Fasces wrote:The scientific words to describe these sorts of 'categories of people' exist, and are not 'race'. Why cling to outdated lingo? What is so important about using the word 'race' instead of ethnicity? And why try to clump a bunch of different ethnicities into some overarching 'race'? What's the point? What's it useful for?
Seems like there's a difference between race and ethnicity though.
Race can be nebulous and difficult to create hard start and end points on as you say, since there's a bunch of grey on the (literal) borders of geographic/human regions. But yet we all seem to inherently know what race means. Otherwise what have woke progressives been going on about for the last decade?
If you've spent a lot of time around certain groups of people you can become pretty good at identifying someone's geographic origins based on their looks. I knew someone who worked at an airport who could identify an Eritrean from an Ethiopian, for instance.
Race is a touchy subject. I think being defensive about protecting one's culture and way of life is more understandable than being tribal about race. Language, religion, traditions, art, way of life seems a lot more important than what someone looks like on the surface.

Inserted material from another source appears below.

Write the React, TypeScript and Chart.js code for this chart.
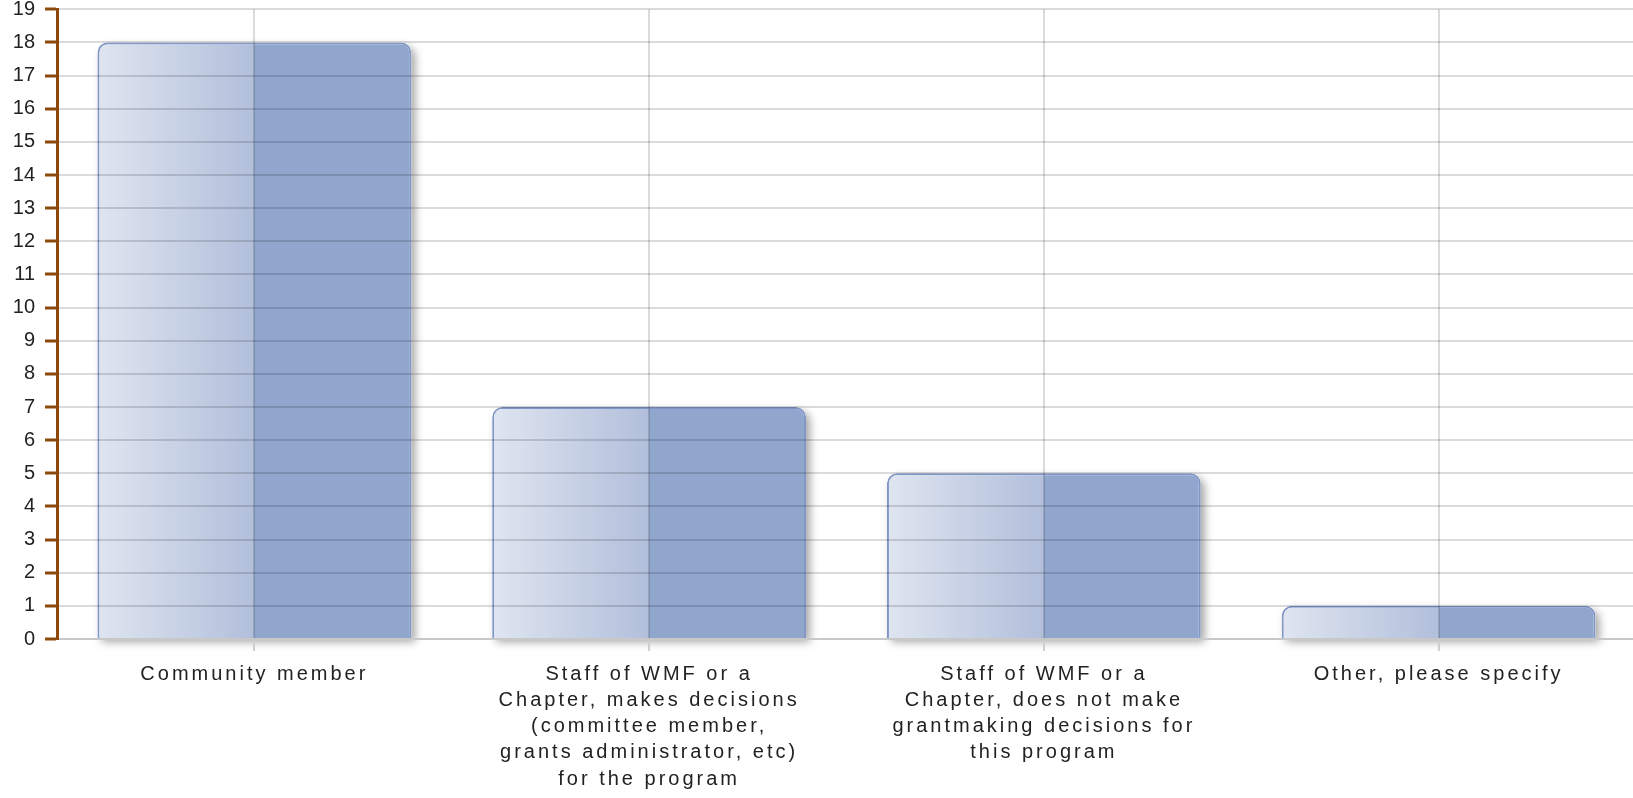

It's also touchy the double-standard surrounding it. In Canada we encourage indigenous groups to protect, maintain, and celebrate their unique cultures from erasure from outsiders, same with the French minority in Quebec, but for white anglos this consideration isn't given and is frowned on and we feel guilty about it because it feels exclusionary, which it certainly can be. But we also encourage immigrants to keep and celebrate their own cultures through multiculturalism, and many form ethnic enclaves in cities, but we don't call them racist or exclusionary. I think the fear is that when the majority ethnicity is culture-conscious they will use their majority power to exclude others, which is a legit concern. But there's a double-standard happening. And how do you protect i.e. British culture or Italian culture without being exclusionary? It's fraught with racist undertones. Many French people in Quebec are absolutely xenophobic, especially to anglos, but also to Muslims, Sikhs etc.
Do nation-states even have a right to exist? That's a difficult question given that the entire world had organized itself based on nation-states. The least problematic nation-states are ones like the US, where the nation isn't based on race, religion etc, but on an idea. Anyone who embraces the ideals of the American constitution can call themselves "American" and be fully accepted as such.